— BEGIN PROVIDED ENTRIES —
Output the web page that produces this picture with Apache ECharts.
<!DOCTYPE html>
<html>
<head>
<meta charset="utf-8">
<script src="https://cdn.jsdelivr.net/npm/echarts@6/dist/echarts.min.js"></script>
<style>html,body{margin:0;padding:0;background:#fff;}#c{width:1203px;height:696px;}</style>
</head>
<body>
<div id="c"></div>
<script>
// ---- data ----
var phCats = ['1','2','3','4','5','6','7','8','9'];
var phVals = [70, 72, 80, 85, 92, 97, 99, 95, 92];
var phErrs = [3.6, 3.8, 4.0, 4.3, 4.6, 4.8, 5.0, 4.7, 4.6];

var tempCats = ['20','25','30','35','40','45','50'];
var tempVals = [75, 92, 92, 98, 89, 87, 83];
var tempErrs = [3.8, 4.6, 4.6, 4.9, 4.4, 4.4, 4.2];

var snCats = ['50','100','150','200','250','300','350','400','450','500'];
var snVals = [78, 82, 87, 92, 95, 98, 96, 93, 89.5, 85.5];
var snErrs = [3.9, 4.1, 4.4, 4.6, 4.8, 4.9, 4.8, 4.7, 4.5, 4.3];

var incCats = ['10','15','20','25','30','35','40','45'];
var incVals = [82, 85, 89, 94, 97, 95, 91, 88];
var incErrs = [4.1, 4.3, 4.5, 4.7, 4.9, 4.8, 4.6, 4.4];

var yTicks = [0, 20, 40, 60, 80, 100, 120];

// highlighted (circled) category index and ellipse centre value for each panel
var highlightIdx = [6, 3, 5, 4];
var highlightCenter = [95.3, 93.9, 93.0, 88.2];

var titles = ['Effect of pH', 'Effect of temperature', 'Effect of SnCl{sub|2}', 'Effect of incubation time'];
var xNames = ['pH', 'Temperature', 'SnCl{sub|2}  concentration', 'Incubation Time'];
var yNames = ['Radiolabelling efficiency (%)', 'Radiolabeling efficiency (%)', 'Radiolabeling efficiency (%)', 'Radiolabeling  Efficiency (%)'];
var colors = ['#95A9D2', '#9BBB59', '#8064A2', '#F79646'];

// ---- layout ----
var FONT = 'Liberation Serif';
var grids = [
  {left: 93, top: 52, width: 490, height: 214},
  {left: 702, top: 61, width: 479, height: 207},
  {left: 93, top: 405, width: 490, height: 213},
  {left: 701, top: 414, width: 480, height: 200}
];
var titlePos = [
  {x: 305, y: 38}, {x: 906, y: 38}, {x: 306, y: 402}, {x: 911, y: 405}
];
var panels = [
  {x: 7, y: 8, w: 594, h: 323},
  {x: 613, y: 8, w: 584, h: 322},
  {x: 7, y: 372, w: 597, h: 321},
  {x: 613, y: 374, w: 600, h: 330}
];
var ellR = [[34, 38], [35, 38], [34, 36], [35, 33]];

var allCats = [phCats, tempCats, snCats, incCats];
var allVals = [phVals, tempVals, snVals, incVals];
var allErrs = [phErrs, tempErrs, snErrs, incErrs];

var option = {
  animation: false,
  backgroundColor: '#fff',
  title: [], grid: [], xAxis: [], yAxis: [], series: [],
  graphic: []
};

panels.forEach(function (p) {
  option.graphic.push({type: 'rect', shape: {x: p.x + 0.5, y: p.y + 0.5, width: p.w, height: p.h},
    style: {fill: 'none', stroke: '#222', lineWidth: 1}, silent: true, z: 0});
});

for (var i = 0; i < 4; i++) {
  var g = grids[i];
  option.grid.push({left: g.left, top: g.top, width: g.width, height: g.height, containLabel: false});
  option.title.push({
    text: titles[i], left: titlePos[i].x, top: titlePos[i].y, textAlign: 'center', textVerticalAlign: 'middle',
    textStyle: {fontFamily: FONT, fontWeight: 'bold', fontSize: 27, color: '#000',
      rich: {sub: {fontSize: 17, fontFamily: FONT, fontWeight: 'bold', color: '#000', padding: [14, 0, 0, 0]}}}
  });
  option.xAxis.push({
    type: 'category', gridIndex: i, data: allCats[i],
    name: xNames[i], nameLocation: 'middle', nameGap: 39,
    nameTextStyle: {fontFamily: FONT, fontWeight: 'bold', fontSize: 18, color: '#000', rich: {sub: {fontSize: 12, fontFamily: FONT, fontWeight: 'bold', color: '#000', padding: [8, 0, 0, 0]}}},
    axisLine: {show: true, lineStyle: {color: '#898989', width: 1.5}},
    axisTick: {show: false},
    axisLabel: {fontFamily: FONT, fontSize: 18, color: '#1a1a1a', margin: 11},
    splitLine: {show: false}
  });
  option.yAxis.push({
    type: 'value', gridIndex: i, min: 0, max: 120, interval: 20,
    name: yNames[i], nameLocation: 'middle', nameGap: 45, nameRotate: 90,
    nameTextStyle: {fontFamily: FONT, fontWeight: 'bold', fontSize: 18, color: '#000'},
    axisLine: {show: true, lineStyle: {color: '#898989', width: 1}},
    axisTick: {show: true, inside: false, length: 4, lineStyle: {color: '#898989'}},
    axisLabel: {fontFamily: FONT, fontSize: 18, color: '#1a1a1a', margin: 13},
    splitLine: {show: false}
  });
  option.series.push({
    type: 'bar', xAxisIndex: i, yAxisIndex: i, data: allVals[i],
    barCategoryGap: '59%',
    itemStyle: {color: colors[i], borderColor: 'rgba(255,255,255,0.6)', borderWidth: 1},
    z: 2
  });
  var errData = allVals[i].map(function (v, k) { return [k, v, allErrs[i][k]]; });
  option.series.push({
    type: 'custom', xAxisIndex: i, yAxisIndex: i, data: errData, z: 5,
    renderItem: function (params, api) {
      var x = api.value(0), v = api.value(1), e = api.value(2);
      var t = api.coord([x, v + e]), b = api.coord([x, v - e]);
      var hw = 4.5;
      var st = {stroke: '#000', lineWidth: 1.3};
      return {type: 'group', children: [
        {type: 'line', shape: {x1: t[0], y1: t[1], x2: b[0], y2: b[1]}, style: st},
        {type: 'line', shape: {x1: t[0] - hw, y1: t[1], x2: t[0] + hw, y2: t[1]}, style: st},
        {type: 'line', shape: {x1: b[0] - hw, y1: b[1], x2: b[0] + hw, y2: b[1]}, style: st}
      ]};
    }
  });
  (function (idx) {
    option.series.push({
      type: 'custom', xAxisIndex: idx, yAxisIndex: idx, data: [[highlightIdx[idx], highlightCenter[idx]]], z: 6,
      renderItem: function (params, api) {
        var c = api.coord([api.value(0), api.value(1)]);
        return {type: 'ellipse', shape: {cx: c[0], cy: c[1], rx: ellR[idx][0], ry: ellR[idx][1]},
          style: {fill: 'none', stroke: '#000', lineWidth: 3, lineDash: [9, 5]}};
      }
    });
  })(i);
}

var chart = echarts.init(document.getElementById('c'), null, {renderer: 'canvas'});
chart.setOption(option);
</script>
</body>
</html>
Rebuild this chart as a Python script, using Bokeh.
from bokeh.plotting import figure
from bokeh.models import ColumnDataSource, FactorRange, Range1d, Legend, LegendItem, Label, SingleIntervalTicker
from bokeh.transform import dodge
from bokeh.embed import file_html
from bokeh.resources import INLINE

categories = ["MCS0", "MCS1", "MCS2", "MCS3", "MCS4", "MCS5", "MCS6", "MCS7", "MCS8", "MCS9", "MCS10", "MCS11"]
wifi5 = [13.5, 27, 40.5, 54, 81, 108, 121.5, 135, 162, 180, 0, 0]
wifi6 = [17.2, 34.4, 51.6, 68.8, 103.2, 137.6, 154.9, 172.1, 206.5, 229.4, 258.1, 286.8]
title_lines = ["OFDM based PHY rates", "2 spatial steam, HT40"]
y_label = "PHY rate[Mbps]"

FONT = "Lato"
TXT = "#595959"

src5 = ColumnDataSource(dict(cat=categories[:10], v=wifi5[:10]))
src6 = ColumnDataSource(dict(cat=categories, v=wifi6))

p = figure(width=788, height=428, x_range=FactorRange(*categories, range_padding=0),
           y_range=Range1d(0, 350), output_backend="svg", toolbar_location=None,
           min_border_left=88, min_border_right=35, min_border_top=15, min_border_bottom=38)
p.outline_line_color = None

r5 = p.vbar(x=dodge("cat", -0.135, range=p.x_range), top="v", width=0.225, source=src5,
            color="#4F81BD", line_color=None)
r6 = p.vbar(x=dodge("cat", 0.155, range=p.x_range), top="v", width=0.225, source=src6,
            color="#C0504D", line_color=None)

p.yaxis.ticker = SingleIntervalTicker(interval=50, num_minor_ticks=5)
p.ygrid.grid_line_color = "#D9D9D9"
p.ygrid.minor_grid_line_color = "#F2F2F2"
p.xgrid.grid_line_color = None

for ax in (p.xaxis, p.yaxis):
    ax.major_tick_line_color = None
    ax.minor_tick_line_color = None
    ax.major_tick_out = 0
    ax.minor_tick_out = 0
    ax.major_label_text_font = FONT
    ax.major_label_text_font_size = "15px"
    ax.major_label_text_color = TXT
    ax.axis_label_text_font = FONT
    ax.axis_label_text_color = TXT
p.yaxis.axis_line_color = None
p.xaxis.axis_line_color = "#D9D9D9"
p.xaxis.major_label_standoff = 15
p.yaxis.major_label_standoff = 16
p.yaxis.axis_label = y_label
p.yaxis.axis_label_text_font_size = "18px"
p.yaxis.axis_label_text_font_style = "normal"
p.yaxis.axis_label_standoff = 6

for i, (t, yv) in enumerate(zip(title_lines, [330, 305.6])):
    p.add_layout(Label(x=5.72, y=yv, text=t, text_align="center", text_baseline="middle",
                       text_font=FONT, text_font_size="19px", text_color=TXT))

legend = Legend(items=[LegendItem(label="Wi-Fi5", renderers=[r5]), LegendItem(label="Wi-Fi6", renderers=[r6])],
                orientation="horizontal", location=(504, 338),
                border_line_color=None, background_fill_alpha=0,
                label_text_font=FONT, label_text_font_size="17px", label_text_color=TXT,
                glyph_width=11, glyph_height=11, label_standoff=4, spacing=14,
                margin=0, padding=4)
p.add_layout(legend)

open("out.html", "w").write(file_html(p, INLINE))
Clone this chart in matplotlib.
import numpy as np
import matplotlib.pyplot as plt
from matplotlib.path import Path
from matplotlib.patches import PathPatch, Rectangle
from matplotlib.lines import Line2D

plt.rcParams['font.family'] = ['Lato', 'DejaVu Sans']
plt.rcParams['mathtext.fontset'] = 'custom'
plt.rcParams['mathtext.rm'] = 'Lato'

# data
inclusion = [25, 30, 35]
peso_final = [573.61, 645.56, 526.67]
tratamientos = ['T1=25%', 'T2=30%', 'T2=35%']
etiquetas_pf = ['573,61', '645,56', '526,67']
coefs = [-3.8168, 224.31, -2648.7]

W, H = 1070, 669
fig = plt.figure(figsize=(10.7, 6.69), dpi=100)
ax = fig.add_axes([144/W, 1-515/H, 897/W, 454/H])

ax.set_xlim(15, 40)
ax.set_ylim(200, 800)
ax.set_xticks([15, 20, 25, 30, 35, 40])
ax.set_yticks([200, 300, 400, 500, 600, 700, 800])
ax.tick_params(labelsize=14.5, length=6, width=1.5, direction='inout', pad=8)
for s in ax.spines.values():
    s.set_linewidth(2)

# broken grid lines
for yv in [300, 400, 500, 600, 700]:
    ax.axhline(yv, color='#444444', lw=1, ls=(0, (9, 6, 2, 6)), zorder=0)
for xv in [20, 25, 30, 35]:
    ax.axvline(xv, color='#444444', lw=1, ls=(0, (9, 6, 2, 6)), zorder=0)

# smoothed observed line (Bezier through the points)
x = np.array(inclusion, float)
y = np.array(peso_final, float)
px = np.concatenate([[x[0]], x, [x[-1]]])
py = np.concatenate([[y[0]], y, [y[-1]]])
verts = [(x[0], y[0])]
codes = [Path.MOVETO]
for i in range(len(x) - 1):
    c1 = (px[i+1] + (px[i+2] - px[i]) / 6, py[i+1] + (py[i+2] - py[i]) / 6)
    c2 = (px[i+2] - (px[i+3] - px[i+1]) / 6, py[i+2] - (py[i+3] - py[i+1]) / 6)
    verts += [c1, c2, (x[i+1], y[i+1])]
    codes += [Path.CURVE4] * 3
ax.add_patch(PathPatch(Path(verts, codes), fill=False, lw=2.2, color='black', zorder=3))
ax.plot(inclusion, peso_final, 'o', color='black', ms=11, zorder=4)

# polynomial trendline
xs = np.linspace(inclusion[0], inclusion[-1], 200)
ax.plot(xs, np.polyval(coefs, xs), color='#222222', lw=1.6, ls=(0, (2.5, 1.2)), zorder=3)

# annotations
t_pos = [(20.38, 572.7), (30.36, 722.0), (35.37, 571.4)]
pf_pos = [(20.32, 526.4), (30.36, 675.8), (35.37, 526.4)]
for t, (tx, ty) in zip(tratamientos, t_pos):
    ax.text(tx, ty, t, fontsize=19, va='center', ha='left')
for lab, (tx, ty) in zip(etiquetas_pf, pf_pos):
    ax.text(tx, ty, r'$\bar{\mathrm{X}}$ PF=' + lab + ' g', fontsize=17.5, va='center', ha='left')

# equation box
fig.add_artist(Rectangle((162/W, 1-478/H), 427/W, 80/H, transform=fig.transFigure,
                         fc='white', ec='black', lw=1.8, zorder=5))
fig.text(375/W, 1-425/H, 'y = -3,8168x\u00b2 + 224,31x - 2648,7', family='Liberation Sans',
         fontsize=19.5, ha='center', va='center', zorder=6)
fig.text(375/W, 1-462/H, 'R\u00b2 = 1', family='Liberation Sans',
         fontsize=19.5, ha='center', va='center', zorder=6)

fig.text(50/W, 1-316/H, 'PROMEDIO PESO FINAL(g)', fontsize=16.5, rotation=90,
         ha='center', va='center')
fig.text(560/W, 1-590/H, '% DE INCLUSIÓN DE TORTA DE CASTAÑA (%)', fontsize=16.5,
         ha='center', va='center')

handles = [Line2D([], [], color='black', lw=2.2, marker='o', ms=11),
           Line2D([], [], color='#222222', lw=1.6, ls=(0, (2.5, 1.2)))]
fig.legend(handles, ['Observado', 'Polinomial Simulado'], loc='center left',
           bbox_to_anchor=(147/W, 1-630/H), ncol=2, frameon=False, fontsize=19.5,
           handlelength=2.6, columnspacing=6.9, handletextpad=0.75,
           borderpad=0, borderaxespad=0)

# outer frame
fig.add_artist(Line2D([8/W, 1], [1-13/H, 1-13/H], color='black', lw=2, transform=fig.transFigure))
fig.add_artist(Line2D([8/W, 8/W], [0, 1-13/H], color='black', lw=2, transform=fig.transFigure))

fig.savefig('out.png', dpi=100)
— END PROVIDED ENTRIES —
#### AIM OF THE TASK
Restate, please, word for word the span of records running from the first line to the line bearing "4.7, 4.5, 4.3];", both included, and nothing outside it.

#### REPLY TO THE EXERCISE
Output the web page that produces this picture with Apache ECharts.
<!DOCTYPE html>
<html>
<head>
<meta charset="utf-8">
<script src="https://cdn.jsdelivr.net/npm/echarts@6/dist/echarts.min.js"></script>
<style>html,body{margin:0;padding:0;background:#fff;}#c{width:1203px;height:696px;}</style>
</head>
<body>
<div id="c"></div>
<script>
// ---- data ----
var phCats = ['1','2','3','4','5','6','7','8','9'];
var phVals = [70, 72, 80, 85, 92, 97, 99, 95, 92];
var phErrs = [3.6, 3.8, 4.0, 4.3, 4.6, 4.8, 5.0, 4.7, 4.6];

var tempCats = ['20','25','30','35','40','45','50'];
var tempVals = [75, 92, 92, 98, 89, 87, 83];
var tempErrs = [3.8, 4.6, 4.6, 4.9, 4.4, 4.4, 4.2];

var snCats = ['50','100','150','200','250','300','350','400','450','500'];
var snVals = [78, 82, 87, 92, 95, 98, 96, 93, 89.5, 85.5];
var snErrs = [3.9, 4.1, 4.4, 4.6, 4.8, 4.9, 4.8, 4.7, 4.5, 4.3];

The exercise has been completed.